One reason that postgraduate placements aren’t commonplace, is that PhD schedules are relatively tight. Many students find themselves extending their writing period beyond their initial funding dates, so the thought of leaving your lab and research for several months can seem daunting. To attend my placement I had to apply for a leave of absence, which paused my PhD. This allowed me to undertake the placement without using up my doctorate funding or time.
During my placement I was trained on several pieces of lab equipment which gave me the opportunity to gain hands on experience and broaden my analytical skills. I was able to experience a professional working environment enabling me to grow in my understanding of workplace culture.

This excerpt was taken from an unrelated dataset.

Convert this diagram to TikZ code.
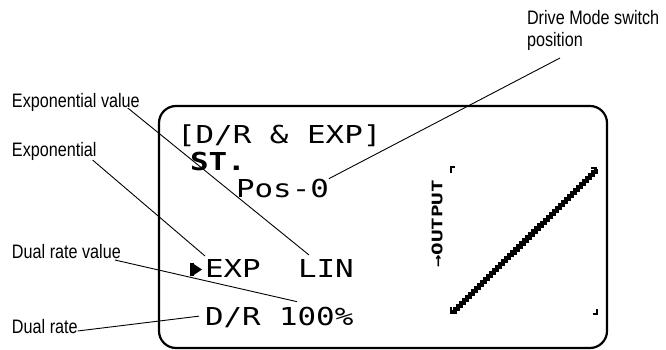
\documentclass[tikz,border=0pt]{standalone}
\usepackage{fontspec}
\setmainfont{Liberation Sans}
\newfontfamily\lblfont[FakeStretch=0.83]{Liberation Sans}
\newfontfamily\lcdfont[FakeStretch=1.25]{DejaVu Sans Mono}
\newfontfamily\lcdsmall[FakeStretch=1.44]{DejaVu Sans Mono}
\usetikzlibrary{calc}

\begin{document}
\begin{tikzpicture}[x=1pt,y=-1pt,
  lbl/.style={anchor=base west,inner sep=0pt,outer sep=0pt,font=\lblfont\fontsize{19.5}{22}\selectfont},
  lcd/.style={anchor=base west,inner sep=0pt,outer sep=0pt,font=\lcdfont\fontsize{24.7}{28}\selectfont},
  leader/.style={line width=0.9pt},
  tick/.style={line width=2pt}]
\useasboundingbox (0,0) rectangle (666,350);

% display frame
\draw [line width=2.2pt,rounded corners=17pt] (159,106) rectangle (607,348);

% callout labels
\node [lbl] (lbldrive) at (527,25) {Drive Mode switch};
\node [lbl] (lblpos) at (527,47) {position};
\node [lbl] (lblexpval) at (12,108) {Exponential value};
\node [lbl] (lblexp) at (12,156) {Exponential};
\node [lbl] (lbldrval) at (12,258) {Dual rate value};
\node [lbl] (lbldr) at (12,333) {Dual rate};

% screen text
\node [lcd] (title) at (177,143) {[D/R \& EXP]};
\node [lcd,font=\lcdfont\bfseries\fontsize{24.7}{28}\selectfont] (st) at (190,170) {ST.};
\node [lcd] (pos) at (236,197) {Pos-0};
\node [lcd] (exp) at (205,277) {EXP};
\node [lcd] (lin) at (298,277) {LIN};
\node [lcd] (dr) at (205,325) {D/R};
\node [lcd] (rate) at (279,325) {100\%};

% cursor
\fill (190,263) rectangle (193.5,276);
\fill (193,263.5) -- (202,269.5) -- (193,275.5) -- cycle;

% curve window
\node [font=\lcdsmall\bfseries\fontsize{14.5}{16}\selectfont,rotate=90,inner sep=0pt] (outlbl) at (437,224) {→OUTPUT};
\draw [tick] (455,167) -- (451,167) -- (451,173);
\draw [tick] (451,307) -- (451,313) -- (456,313);
\draw [tick] (591,168) -- (596,168) -- (596,174);
\draw [tick] (593,314) -- (597,314) -- (597,309);
\draw [line width=4.2pt] (452,312) \foreach \i in {1,...,48}{ -- ++(3,0) -- ++(0,-2.98) };

% leader lines
\draw [leader] ($(lblpos.base west)+(33,11)$) -- (pos.north east);
\draw [leader] ($(lblexpval.base east)+(-12,0)$) -- ($(lin.north west)+(11,-4)$);
\draw [leader] ($(lblexp.base east)+(-4,4)$) -- ($(exp.north west)+(0,-3)$);
\draw [leader] ($(lbldrval.base east)+(-6,2)$) -- ($(rate.north west)+(18,-5)$);
\draw [leader] ($(lbldr.base east)+(0,-2)$) -- ($(dr.west)+(-6,-1)$);
\end{tikzpicture}
\end{document}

I particularly enjoyed dressing smartly every day, I think it helped me feel like I was there to get the job done. I also enjoyed participating in casual Fridays and the weekly coffee mornings. It was refreshing to feel out of my comfort zone and having to revisit some latent communication skills such as explicitly asking for help and support or to have something explained to a second or even third time. I also experienced a new commercial awareness and the differences in atmosphere and expectations when you’re working towards a realised commercial goal.
The placement did give me some respite from the intense world that is PhD research. In turn, and almost counter intuitively it gave me the headspace to work through some issues with my own research and to clarify a few plans in my mind. I came away with an array of skills to add to my CV and the added bonus of some new friends too!
Ultimately, I still don’t have a clearly defined path or even career goals in mind for after my PhD. Several recent global events have forced me to consider more than ever which causes are close to my heart and where and what I can see myself contributing to and investing time in during the next stages of my life. I do however feel in a better place than before, and the additional experiences will certainly only be beneficial in helping me make future career-based decisions. My placement was a wholly positive experience, one that I will not forget quickly and would wholeheartedly recommend to others.